A television network working with a website to push reading with your kids? Oh. Wait. It’s PBS – part of their whole reason for existing is getting kids to turn off the tube and read books.
Which is why iVillage is hosting the PBS Kids Summer Reading Challenge. The idea is for you to read with your kids, and they’ll provide the certificates, book recommendations based on your kid’s interests and age and other activities to keep them learning, plus daily email tips.
It starts Monday, July 5, but you can sign up now at ivillage.com/pbs.
One of the goals for the program is to (according to the PBS press release) “combat summer learning regression, which is the general loss of academic skills over summer vacation.” Now, I can understand teachers not wanting to spend September re-teaching the previous grade. And the best way to learn a new skill, such as deciphering letters to make words and ideas, is to practice it.
But kids also need a break. They need time to relax and just be squirrelly and play on their own terms.

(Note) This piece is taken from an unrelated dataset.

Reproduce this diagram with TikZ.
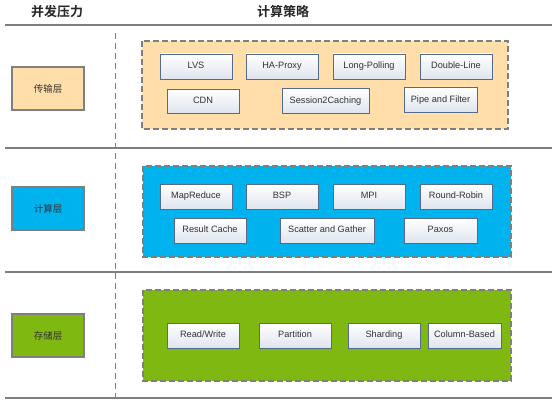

It’s massively important for their creative development, even if the whining about being bored can be a bit much at times.
So I think this would be a great program, but approach it as a fun thing to do for the summer, and, yes, they’ll have plenty of time to run around the yard and the local park. They need that, too.
Secondly (and I can’t figure out why I seldom see this bit of advice, but it’s so critical to building good readers), make sure you don’t just read to your kids, but let them see you enjoying a good book, yourself. It’s all about modeling the behavior. You want your kids to be readers? Let them see you reading, preferably for fun. I don’t care if it’s a Kindle, Nook, iPhone or hardcover. Graduate level textbooks or trashy novels. If your kids see you reading for enjoyment, they’ll get the idea that reading is a fun thing to do.
You can read to them non-stop, take them to the library so often they know the librarians by their first names (both excellent things to do and part of the process, mind you). But it will all be for naught if your kids don’t see you reading. They may read as kids, but they won’t as grown ups.
So after you’ve read your child the latest Curious George for the umpteenth time, let the tyke look at the pictures whilst you crank open the latest potboiler. Settle in with some popcorn and something tasty to drink and you’ve got a great evening ahead of you.